Once I was on a very long bus ride for about seven-and-a-half hours from Jaipur to Udaipur in Northern India. A woman who was about 45 sat next to me. She made sure I was taken care of for the whole journey. She made sure I made it back on the bus at stops, that I knew where to find the restroom. She gave me snacks.
For this part of my journey, I felt relieved to have an ally.
This issue is much bigger than just me - than just one black woman sharing her experience.
I'm in a Facebook group of former, current, and would-be black volunteers. We have the group to show support to each other through various experiences that are common and uncommon before, during and after Peace Corps.
We often talk about issues impacting on us while working and travelling abroad and we'll agree that representation is the key where ever we are. Which is why, although it can be extremely unnerving at times, I make it a point to be as visible as possible when I travel. I never shy away from big crowds, although crowds are where I receive an exaggerated version of hostility.

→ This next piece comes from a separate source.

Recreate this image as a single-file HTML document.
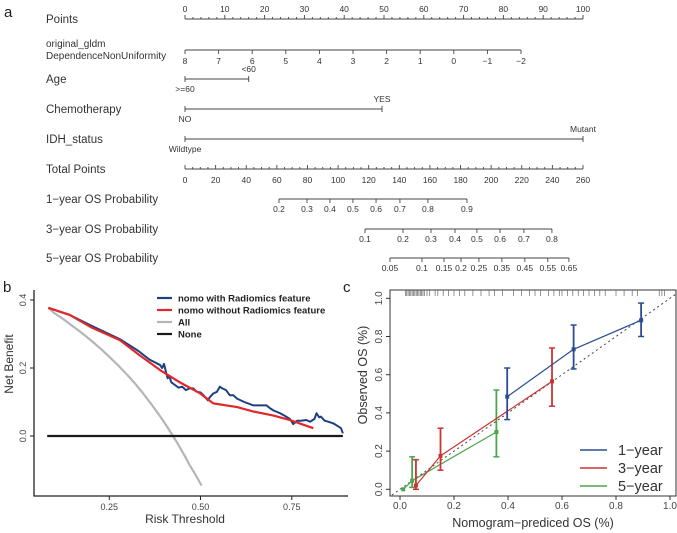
<!DOCTYPE html>
<html><head><meta charset="utf-8"><style>
html,body{margin:0;padding:0;background:#fff;}
svg{display:block;font-family:"Liberation Sans",sans-serif;}
</style></head><body>
<svg id="fig" width="677" height="533" viewBox="0 0 677 533">
<g id="nomo"></g>
<g id="dca"></g>
<g id="cal"></g>
</svg>
<script>
// ---------- Nomogram data ----------
const pointsTicks=[0,10,20,30,40,50,60,70,80,90,100];
const dnuTicks=[8,7,6,5,4,3,2,1,0,-1,-2];
const dnuLabels=["8","7","6","5","4","3","2","1","0","\u22121","\u22122"];
const agePoints=[0,16];
const chemoPoints=[0,49.5];
const idhPoints=[0,100];
const totalTicks=[0,20,40,60,80,100,120,140,160,180,200,220,240,260];
const prob1Labels=["0.2","0.3","0.4","0.5","0.6","0.7","0.8","0.9"];
const prob1Total=[61.4,79.7,94.7,109.7,124.8,140.4,158.7,184.2];
const prob3Labels=["0.1","0.2","0.3","0.4","0.5","0.6","0.7","0.8"];
const prob3Total=[117.6,142.4,160.7,176.4,190.7,205.8,221.4,239.7];
const prob5Labels=["0.05","0.1","0.15","0.2","0.25","0.35","0.45","0.55","0.65"];
const prob5Total=[133.9,154.8,169.2,180.3,192,207,222,237,250.8];

// ---------- DCA data ----------
const blueT=[0.083,0.142,0.2,0.279,0.33,0.36,0.389,0.395,0.40,0.405,0.41,0.415,0.42,0.43,0.44,0.45,0.46,0.47,0.48,0.49,0.50,0.51,0.52,0.526,0.535,0.545,0.553,0.56,0.57,0.58,0.59,0.60,0.62,0.645,0.66,0.681,0.69,0.70,0.718,0.73,0.745,0.754,0.765,0.775,0.79,0.80,0.812,0.818,0.825,0.83,0.84,0.85,0.864,0.875,0.885,0.89];
const blueV=[0.377,0.356,0.325,0.285,0.25,0.225,0.209,0.2,0.212,0.19,0.17,0.175,0.158,0.15,0.142,0.145,0.135,0.14,0.14,0.13,0.128,0.118,0.105,0.115,0.125,0.13,0.145,0.14,0.135,0.12,0.12,0.11,0.1,0.09,0.09,0.09,0.082,0.075,0.067,0.06,0.05,0.035,0.045,0.045,0.047,0.042,0.05,0.067,0.055,0.057,0.045,0.042,0.037,0.03,0.023,0.008];
const redT=[0.083,0.142,0.2,0.279,0.33,0.389,0.44,0.498,0.535,0.6,0.645,0.7,0.745,0.809];
const redV=[0.377,0.356,0.32,0.282,0.24,0.194,0.16,0.126,0.096,0.085,0.072,0.06,0.047,0.023];
const allT=[0.083,0.10,0.12,0.145,0.17,0.19,0.21,0.23,0.252,0.275,0.3,0.32,0.343,0.365,0.39,0.41,0.435,0.455,0.47,0.487,0.503];
const allV=[0.377,0.361,0.347,0.327,0.307,0.29,0.272,0.253,0.231,0.207,0.179,0.155,0.125,0.094,0.057,0.025,-0.018,-0.055,-0.085,-0.115,-0.146];
const noneT=[0.08,0.89];
const noneV=[0,0];
const dcaXTicks=[0.25,0.5,0.75];
const dcaXLabels=["0.25","0.50","0.75"];
const dcaYTicks=[0,0.2,0.4];
const dcaYLabels=["0.0","0.2","0.4"];

// ---------- Calibration data ----------
const calPred1=[0.397,0.643,0.893];
const calObs1=[0.485,0.733,0.885];
const calLo1=[0.365,0.63,0.80];
const calHi1=[0.635,0.86,0.975];
const calPred3=[0.059,0.15,0.563];
const calObs3=[0.02,0.175,0.565];
const calLo3=[0.0,0.10,0.435];
const calHi3=[0.155,0.32,0.74];
const calPred5=[0.012,0.045,0.357];
const calObs5=[0.0,0.045,0.30];
const calLo5=[0.0,0.01,0.17];
const calHi5=[0.0,0.17,0.52];
const rugVals=[0.02,0.025,0.03,0.035,0.04,0.045,0.05,0.055,0.06,0.065,0.07,0.075,0.08,0.085,0.09,0.1,0.11,0.13,0.14,0.16,0.18,0.2,0.22,0.24,0.27,0.3,0.33,0.35,0.38,0.42,0.45,0.48,0.5,0.52,0.55,0.57,0.59,0.6,0.62,0.64,0.66,0.68,0.7,0.72,0.74,0.76,0.8,0.83,0.86,0.88,0.96,0.97,0.98];
const calTicks=[0,0.2,0.4,0.6,0.8,1.0];
const calTickLabels=["0.0","0.2","0.4","0.6","0.8","1.0"];

const NS="http://www.w3.org/2000/svg";
function mk(parent,tag,attrs,text){const e=document.createElementNS(NS,tag);for(const k in attrs)e.setAttribute(k,attrs[k]);if(text!==undefined)e.textContent=text;parent.appendChild(e);return e;}

// ---------- Nomogram ----------
const nomo=document.getElementById('nomo');
const px=p=>185+p*3.98;
const tx=t=>185+t*398/260;
const dnuX=v=>185+(8-v)*33.6;
let e;
e=mk(nomo,'text',{x:4,y:17,'font-size':15,fill:'#222'},'a');


const rowLabels=[["Points",23],["Age",83],["Chemotherapy",113],["IDH_status",143],["Total Points",173],["1\u2212year OS Probability",203],["3\u2212year OS Probability",233],["5\u2212year OS Probability",262]];
rowLabels.forEach(r=>{e=mk(nomo,'text',{x:46,y:r[1],'font-size':11.5,fill:'#333'},r[0]);

});
mk(nomo,'text',{x:46,y:47,'font-size':10,fill:'#333'},'original_gldm');
mk(nomo,'text',{x:46,y:59,'font-size':10,fill:'#333'},'DependenceNonUniformity');
const st={stroke:'#444','stroke-width':0.9,fill:'none'};
mk(nomo,'line',Object.assign({x1:px(0),x2:px(100),y1:19,y2:19},st));
for(let i=0;i<=100;i+=2){mk(nomo,'line',Object.assign({x1:px(i),x2:px(i),y1:19,y2:i%10===0?15:17},st));}
pointsTicks.forEach(p=>{e=mk(nomo,'text',{x:px(p),y:12,'font-size':8.5,fill:'#333','text-anchor':'middle'},String(p));

});
mk(nomo,'line',Object.assign({x1:dnuX(8),x2:dnuX(-2),y1:50,y2:50},st));
dnuTicks.forEach((v,i)=>{mk(nomo,'line',Object.assign({x1:dnuX(v),x2:dnuX(v),y1:50,y2:54},st));
e=mk(nomo,'text',{x:dnuX(v),y:64,'font-size':8.5,fill:'#333','text-anchor':'middle'},dnuLabels[i]);

});
function cat(y,pts,labs){mk(nomo,'line',Object.assign({x1:px(pts[0]),x2:px(pts[1]),y1:y,y2:y},st));
pts.forEach(p=>mk(nomo,'line',Object.assign({x1:px(p),x2:px(p),y1:y-3,y2:y+3},st)));
mk(nomo,'text',{x:px(pts[0]),y:y+13,'font-size':8.5,fill:'#333','text-anchor':'middle'},labs[0]);
mk(nomo,'text',{x:px(pts[1]),y:y-7,'font-size':8.5,fill:'#333','text-anchor':'middle'},labs[1]);}
cat(79,agePoints,[">=60","<60"]);
cat(109,chemoPoints,["NO","YES"]);
cat(139,idhPoints,["Wildtype","Mutant"]);
mk(nomo,'line',Object.assign({x1:tx(0),x2:tx(260),y1:169,y2:169},st));
for(let i=0;i<=260;i+=5){mk(nomo,'line',Object.assign({x1:tx(i),x2:tx(i),y1:169,y2:i%20===0?165:167},st));}
totalTicks.forEach(t=>{e=mk(nomo,'text',{x:tx(t),y:183,'font-size':8.5,fill:'#333','text-anchor':'middle'},String(t));

});
function probAxis(y,tot,labs,name){mk(nomo,'line',Object.assign({x1:tx(tot[0]),x2:tx(tot[tot.length-1]),y1:y,y2:y},st));
tot.forEach((t,i)=>{mk(nomo,'line',Object.assign({x1:tx(t),x2:tx(t),y1:y,y2:y+4},st));
e=mk(nomo,'text',{x:tx(t),y:y+13,'font-size':8.5,fill:'#333','text-anchor':'middle'},labs[i]);

});}
probAxis(199,prob1Total,prob1Labels,'prob-1yr-tick-label');
probAxis(229,prob3Total,prob3Labels,'prob-3yr-tick-label');
probAxis(258,prob5Total,prob5Labels,'prob-5yr-tick-label');

// ---------- DCA ----------
const dca=document.getElementById('dca');
const dx=t=>18+365*t;
const dy=v=>436-340*v;
e=mk(dca,'text',{x:3,y:292,'font-size':15,fill:'#222'},'b');


mk(dca,'polyline',{points:'34,290 34,496 348,496',fill:'none',stroke:'#222','stroke-width':1.3});
dcaXTicks.forEach((t,i)=>{mk(dca,'line',{x1:dx(t),x2:dx(t),y1:496,y2:500,stroke:'#222'});
e=mk(dca,'text',{x:dx(t),y:510,'font-size':9,fill:'#444','text-anchor':'middle'},dcaXLabels[i]);

});
dcaYTicks.forEach((v,i)=>{mk(dca,'line',{x1:30,x2:34,y1:dy(v),y2:dy(v),stroke:'#222'});
e=mk(dca,'text',{x:0,y:0,'font-size':9,fill:'#444','text-anchor':'middle',transform:`translate(26,${dy(v)}) rotate(-90)`},dcaYLabels[i]);

});
e=mk(dca,'text',{x:185,y:523,'font-size':12,fill:'#333','text-anchor':'middle'},'Risk Threshold');


e=mk(dca,'text',{x:0,y:0,'font-size':12,fill:'#333','text-anchor':'middle',transform:'translate(13,364) rotate(-90)'},'Net Benefit');


function poly(g,T,V,fx,fy,attrs){return mk(g,'polyline',Object.assign({points:T.map((t,i)=>fx(t)+','+fy(V[i])).join(' '),fill:'none','stroke-linejoin':'round'},attrs));}
e=poly(dca,allT,allV,dx,dy,{stroke:'#b5b5b5','stroke-width':2.2});


e=poly(dca,noneT,noneV,dx,dy,{stroke:'#1a1a1a','stroke-width':2.2});


e=poly(dca,blueT,blueV,dx,dy,{stroke:'#1f3f85','stroke-width':2});


e=poly(dca,redT,redV,dx,dy,{stroke:'#e0282a','stroke-width':2.2});


const legB=[["nomo with Radiomics feature","#1f3f85"],["nomo without Radiomics feature","#e0282a"],["All","#b5b5b5"],["None","#1a1a1a"]];
legB.forEach((l,i)=>{const y=298+i*12;mk(dca,'line',{x1:157,x2:172,y1:y,y2:y,stroke:l[1],'stroke-width':2.2});
e=mk(dca,'text',{x:178,y:y+3.5,'font-size':9.5,'font-weight':'bold',fill:'#222'},l[0]);

});

// ---------- Calibration ----------
const cal=document.getElementById('cal');
const cx=p=>400+270*p;
const cy=p=>489.3-191*p;
e=mk(cal,'text',{x:343,y:292,'font-size':15,fill:'#222'},'c');


mk(cal,'rect',{x:390,y:290,width:286,height:206,fill:'none',stroke:'#333','stroke-width':1});
calTicks.forEach((t,i)=>{mk(cal,'line',{x1:cx(t),x2:cx(t),y1:496,y2:500,stroke:'#333'});
mk(cal,'line',{x1:386,x2:390,y1:cy(t),y2:cy(t),stroke:'#333'});
e=mk(cal,'text',{x:cx(t),y:509,'font-size':10,fill:'#444','text-anchor':'middle'},calTickLabels[i]);


e=mk(cal,'text',{x:0,y:0,'font-size':10,fill:'#444','text-anchor':'middle',transform:`translate(382,${cy(t)}) rotate(-90)`},calTickLabels[i]);

});
e=mk(cal,'text',{x:533,y:527,'font-size':12.5,fill:'#333','text-anchor':'middle'},'Nomogram\u2212prediced OS (%)');


e=mk(cal,'text',{x:0,y:0,'font-size':12.5,fill:'#333','text-anchor':'middle',transform:'translate(367,375) rotate(-90)'},'Observed OS (%)');


e=mk(cal,'line',{x1:cx(-0.03),y1:cy(-0.03),x2:cx(1.03),y2:cy(1.03),stroke:'#444','stroke-dasharray':'2,3','stroke-width':1});


rugVals.forEach(v=>{mk(cal,'line',{x1:cx(v),x2:cx(v),y1:290,y2:296,stroke:'#666','stroke-width':0.7});});
function series(P,O,L,H,col,name){e=poly(cal,P,O,cx,cy,{stroke:col,'stroke-width':1.2});


P.forEach((p,i)=>{if(H[i]>L[i]){mk(cal,'line',{x1:cx(p),x2:cx(p),y1:cy(L[i]),y2:cy(H[i]),stroke:col,'stroke-width':1.8});
[L[i],H[i]].forEach(v=>mk(cal,'line',{x1:cx(p)-3,x2:cx(p)+3,y1:cy(v),y2:cy(v),stroke:col,'stroke-width':1.5}));}
e=mk(cal,'rect',{x:cx(p)-2,y:cy(O[i])-2,width:4,height:4,fill:col});

});}
series(calPred5,calObs5,calLo5,calHi5,'#4aa64a','cal-5yr');
series(calPred3,calObs3,calLo3,calHi3,'#cc3333','cal-3yr');
series(calPred1,calObs1,calLo1,calHi1,'#2a4d8f','cal-1yr');
const legC=[["1\u2212year","#2a4d8f"],["3\u2212year","#cc3333"],["5\u2212year","#4aa64a"]];
legC.forEach((l,i)=>{const y=450+i*18;mk(cal,'line',{x1:580,x2:607,y1:y,y2:y,stroke:l[1],'stroke-width':1.5});
e=mk(cal,'text',{x:618,y:y+5,'font-size':14.5,fill:'#333'},l[0]);

});
</script>
</body></html>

My goal is to allow as many people as possible to see me. I want people to see me so much, until they get bored with seeing people like me. I hope the world that the next generation travels in will be a world where people are bored with seeing black people with natural hair. Lastly, it is my hope that the US moves forward with plans to put Harriet Tubman - a black American and abolitionist - on the $20 bill. Such representation will play a vital role in ensuring that people all over the world see and understand the diversity of America. Given that the US dollar is so widely used internationally, she would be such a powerful ambassador - ensuring that people like me can spend less time explaining and enduring - and more time creating and having positive experiences abroad.
My dream is that in the not-too-distant future people all over the world get so used to seeing black people, especially lone black women travellers, that by the time the Generation Z black women start exploring the world, we won't be so sensational. We can be observers like every other traveller.
So I'll keep on travelling the world to make sure my face is seen.